In 2018, Sergei Podoprigorov hired an expensive British law firm, Herbert Smith Freehills, to help him file a petition to the US State Department requesting his removal from the list of sanctioned persons under the Magnitsky Act.

Soviet writer and dissident Sergei Dovlatov once wrote: “we endlessly curse Comrade Stalin, and, of course, for the cause. And yet, I want to ask - who wrote the four million denunciations?”

Sergei Podoprigorov or Maria Lvova-Belova, Putin's Commissioner for Children's Rights, accused of war crimes together with him, are today most infamous among millions of public servants in Russia who not only serve the regime, but are the pillars of the regime together with the national guard, police, and intelligence services.

Just like Stalinism in the past, Putinism has fundamentally impacted Russia and Russian society.

Russian judges are no different from Sergei Podoprigorov. All Russian public servants and officials are like Maria Lvova-Belova.

Young post-Soviet executors of purges

What is frightening is that both Podoprigorov and Lvova-Belova are relatively young people now, and were very young when the USSR collapsed. These two, like many others, have not revived their Soviet heritage, but have developed Soviet features from scratch.

During Putin’s 20-year reign, he has succeeded in dehumanising Russian society. Pure people like Vladimir Kara-Murza are aliens in today’s Russia.

Sergei Podoprigorov was born in 1974. When Gorbachev’s reforms began, he was 12 or 13 years old.

The USSR collapsed when he was 16 or 17. When Putin assumed power in 1999 Sergei Podoprigorov was 25.

He spent his entire life in a relatively free world. He studied law and became a judge in a country which had some democratic features and hopes.

No one in Russia between 1985 and 1999 was severely persecuted and purged. And yet, in 2008, Sergei Podoprigorov helped kill Sergei Magnitsky while he was behind bars.

2008 was one year after Putin officially proclaimed his new Comintern in Munich against a free and democratic world. Since then, Russia has been slowly approaching the point of no return.

No one forced Sergei Podoprigorov to take part in the purges or Maria Lvova-Belova to take part in war crimes.

Just like many other millions of people in Russia, each at their own level agreed to embrace Putinism and the lunacy of the Russki (Russian) world doctrine.

Among millions of judges and public officials, like Sergei Podoprigorov or Maria Lvova-Belova, human rights defenders such as Vladimir Kara-Murza or the late Lyudmila Alexeyeva, stood out as an oasis in the desert.

Prison camps cannot be free

Vladimir Kara-Murza sincerely believed in a good and democratic future for the country, which was just one step away from the Bucha and Izyum massacres.

A country like Russia needs people like Vladimir Kara-Murza because these people passionately, and with no personal political gain, believe that Russia can be free and democratic.

But a prison camp cannot be free.
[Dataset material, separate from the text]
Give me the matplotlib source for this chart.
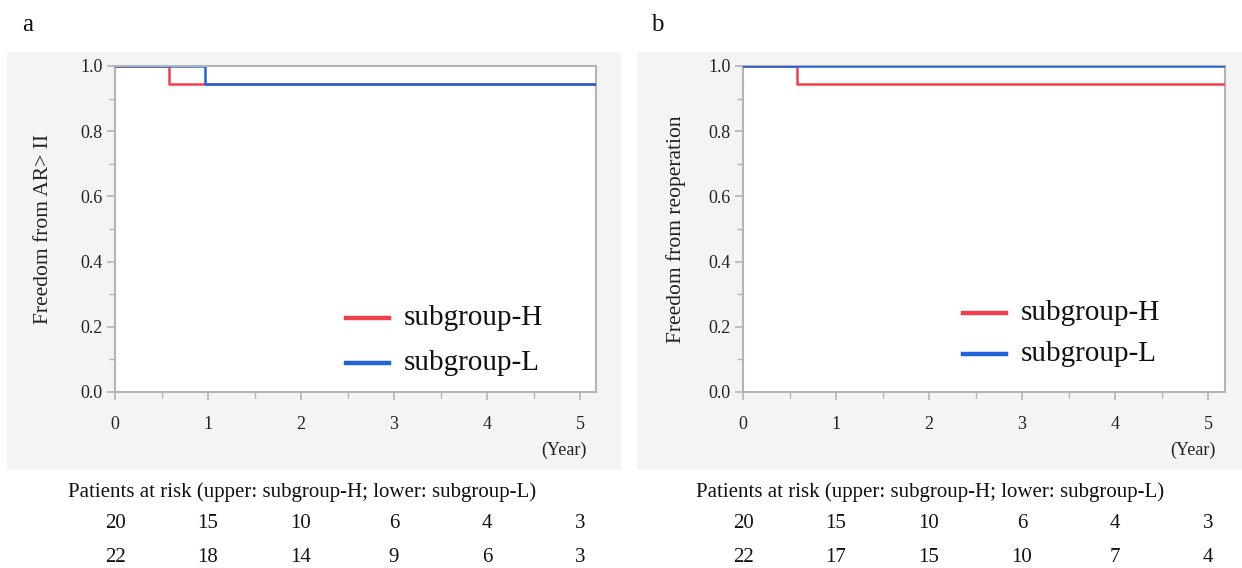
import matplotlib
matplotlib.use("Agg")
import matplotlib.pyplot as plt
from matplotlib.patches import Rectangle
from matplotlib.ticker import MultipleLocator, FormatStrFormatter

plt.rcParams['font.family'] = ['Liberation Serif', 'DejaVu Serif']

# ---- data ----
years = [0, 1, 2, 3, 4, 5]
a_H_t = [0, 0.58, 5.2]
a_H_s = [1.0, 0.944, 0.944]
a_L_t = [0, 0.97, 5.2]
a_L_s = [1.0, 0.944, 0.944]
b_H_t = [0, 0.58, 5.2]
b_H_s = [1.0, 0.944, 0.944]
b_L_t = [0, 5.2]
b_L_s = [1.0, 1.0]
a_risk_H = [20, 15, 10, 6, 4, 3]
a_risk_L = [22, 18, 14, 9, 6, 3]
b_risk_H = [20, 15, 10, 6, 4, 3]
b_risk_L = [22, 17, 15, 10, 7, 4]
labels = ["subgroup-H", "subgroup-L"]

RED = "#f0404f"
BLUE = "#1f63d8"
GRID = "#b4b4b4"

W, H = 1242, 568
fig = plt.figure(figsize=(W / 100, H / 100), dpi=100)

def fx(px):
    return px / W

def fy(py):
    return 1 - py / H

# gray panels
for x0, x1 in [(7, 621), (637, 1242)]:
    fig.patches.append(Rectangle((fx(x0), fy(470)), fx(x1 - x0), (470 - 52) / H,
                                 transform=fig.transFigure, facecolor="#f4f4f4",
                                 edgecolor="none", zorder=-5))

def make_panel(left_px, right_px, curves, ylabel, ylab_x, risk_H, risk_L, letter, letter_x,
               spine_top_z, leg_dx, leg_y):
    ax = fig.add_axes([fx(left_px), fy(392), fx(right_px - left_px), (392 - 66) / H])
    ax.set_zorder(1)
    ax.set_facecolor("white")
    for (t, s), c in zip(curves, [RED, BLUE]):
        ax.plot(t, s, drawstyle="steps-post", color=c, lw=1.8, zorder=3)
    ax.set_xlim(0, (right_px - left_px) / 93)
    ax.set_ylim(0, 1.0)
    ax.xaxis.set_major_locator(MultipleLocator(1))
    ax.xaxis.set_minor_locator(MultipleLocator(0.5))
    ax.yaxis.set_major_locator(MultipleLocator(0.2))
    ax.yaxis.set_minor_locator(MultipleLocator(0.1))
    ax.yaxis.set_major_formatter(FormatStrFormatter("%.1f"))
    for sp in ax.spines.values():
        sp.set_color(GRID)
        sp.set_linewidth(1.5)
    ax.spines["top"].set_zorder(spine_top_z)
    ax.tick_params(axis="both", which="major", direction="out", length=6, width=1.2,
                   color=GRID, labelsize=13, labelcolor="#222222")
    ax.tick_params(axis="both", which="minor", direction="out", length=4, width=1.0, color=GRID)
    ax.tick_params(axis="x", which="major", pad=11)
    ax.tick_params(axis="y", which="major", pad=3)
    fig.text(fx(ylab_x), fy(229), ylabel, rotation=90, ha="center", va="center",
             fontsize=15.5, color="#222222")
    fig.text(fx(right_px - 9), fy(450), "(Year)", ha="right", va="center",
             fontsize=13, color="#222222")
    # legend
    leg_x0, leg_x1 = left_px + 231 + leg_dx, left_px + 274 + leg_dx
    for i, (lab, c) in enumerate(zip(labels, [RED, BLUE])):
        yy = leg_y[i]
        fig.add_artist(plt.Line2D([fx(leg_x0), fx(leg_x1)], [fy(yy), fy(yy)],
                                  color=c, lw=3.2, transform=fig.transFigure, zorder=5))
        fig.text(fx(leg_x1 + 15), fy(yy), lab, ha="left", va="center",
                 fontsize=21, color="#111111", zorder=5)
    # risk table
    fig.text(fx(left_px - 47), fy(492), "Patients at risk (upper: subgroup-H; lower: subgroup-L)",
             ha="left", va="center", fontsize=15, color="#111111")
    for yr, h, l in zip(years, risk_H, risk_L):
        xp = left_px + yr * 93
        fig.text(fx(xp), fy(523), str(h), ha="center", va="center", fontsize=15, color="#111111")
        fig.text(fx(xp), fy(557), str(l), ha="center", va="center", fontsize=15, color="#111111")
    fig.text(fx(letter_x), fy(25), letter, ha="center", va="center", fontsize=18, color="#111111")
    return ax

make_panel(115, 596, [(a_H_t, a_H_s), (a_L_t, a_L_s)], "Freedom from AR> II", 44,
           a_risk_H, a_risk_L, "a", 28, 5, 0, [318, 363])
make_panel(743, 1225, [(b_H_t, b_H_s), (b_L_t, b_L_s)], "Freedom from reoperation", 676,
           b_risk_H, b_risk_L, "b", 657, 2.5, -11, [313, 354])

fig.savefig("out.png", dpi=100)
In order for a prison camp to become free, all inmates must be released and all the guards and servants prosecuted. If Russia wants to be free, that country will no longer be the Russia we have known since 1917.

Russia needs to be satisfied to have people like Vladimir Kara-Murza in the general swamp of misery, violence, and corruption.

People like Vladimir give hope that the natural selection started by Stalin and continued by Putin has not changed the Russian genetic code. Not all Russians are like Sergei Podoprigorov or Maria Lvova-Belova. There is hope for all people and nationalities living in the Russian Federation so long as there are, figuratively speaking, saints like Vladimir Kara-Murza still living in Russia.

Vladimir Kara-Murza is not that physically strong. He will not be able to survive in a Russian prison.

The West must help Vladimir Kara-Murza simply because, just as with Ukraine, it is purely the fault of the Western world that Moscow was left unnoticed and appeased for so long.

The West must deploy its best counterterrorism and criminal units to give advice to delusional Western politicians on how to deal with serial killers and mass murderers, who unfortunately are in charge of the Russian Federation.